Akashi recall how at an alumni tree planting ceremony the head of the alumni association had readied a large plaque that read “Tree planted by His Majesty the Crown Prince.” Upon noticing this, Akihito questioned why the plaque mentioned only his name since they were planting the tree as a group. The plaque was still up the next year, and again Akihito complained about it. Akashi, hinting at Akihito’s distaste of being put on a pedestal, explains the episode simply: “That’s the kind of person the emperor is.”

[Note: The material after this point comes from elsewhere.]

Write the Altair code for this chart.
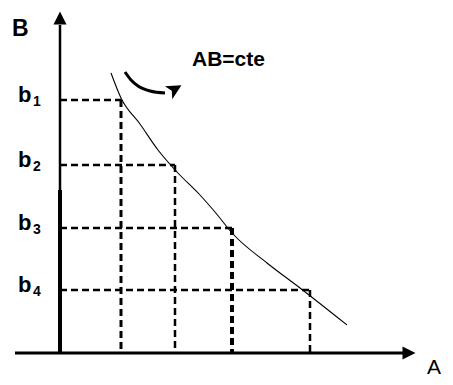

On another occasion, Akashi says he and others were playing polo at the Tōgū Palace when the group sat down for a tea break. “Akihito invited the groom who cared for his horse and the young palace staff to sit with us around the table. When he noticed the horse van driver standing some distance away, keeping respectfully apart, he asked an attendant to call the man over, sat him down next to him on a bench with barely enough room for the two of them, and engaged him in casual conversation.”
Choosing Family Life
Over his reign, Akihito served as an exemplary symbol of the people, but also took the role of emperor in a new direction, striving to hold the public close to his heart. His views on the meaning of family influenced his approach. Taken away from his own parents at the age of three, Akihito was raised by a retinue of adults at the Tōgū Palace. When it came time to have a family of his own, he wanted to do things differently. Akashi relates that unlike previous emperors, “Akihito wished to live with his wife and children in his own household and enjoy life like a regular person. Otherwise, he would not understand the concerns of ordinary people, a sentiment that, given his personality, I really understand.
“Throughout his reign, Akihito pondered the symbolic role of the emperor that began during his father’s reign and chose an approach that personified the idea of the emperor as a human being. For example, going against precedent he married Michiko, a commoner, and the couple raised their children themselves in order to enjoy family life just like other people. But in some quarters there was concern that this attempt to appear ‘ordinary’ was not in keeping with the role of emperor and would erode the prestige of the throne. I think he struggled to strike a balance between those two images.”
A Politically Neutral Stance
Akashi feels Akihito’s ideals of favoring what is fair and just and prizing family life reshaped the image of the royal family. “I believe some of the great accomplishments of his reign are his many trips to pay respect to the war dead and offering comfort to victims of natural disasters and other calamities,” says Akashi. “But personally, I hope that he will play an even greater role after retirement by speaking out, for example, about human rights issues or Japan’s diplomacy, setting himself apart from the country’s administration and acting above the political fray. I believe this will give meaning to the future of the imperial family.”
(Originally published in Japanese. Reporting and text by Iida Mamoru. Edited by Power News and Nippon.com. Banner photo: Emperor Akihito and Empress Michiko attend a benefit concert for a children’s cancer charity on July 6, 2016. © Jiji.)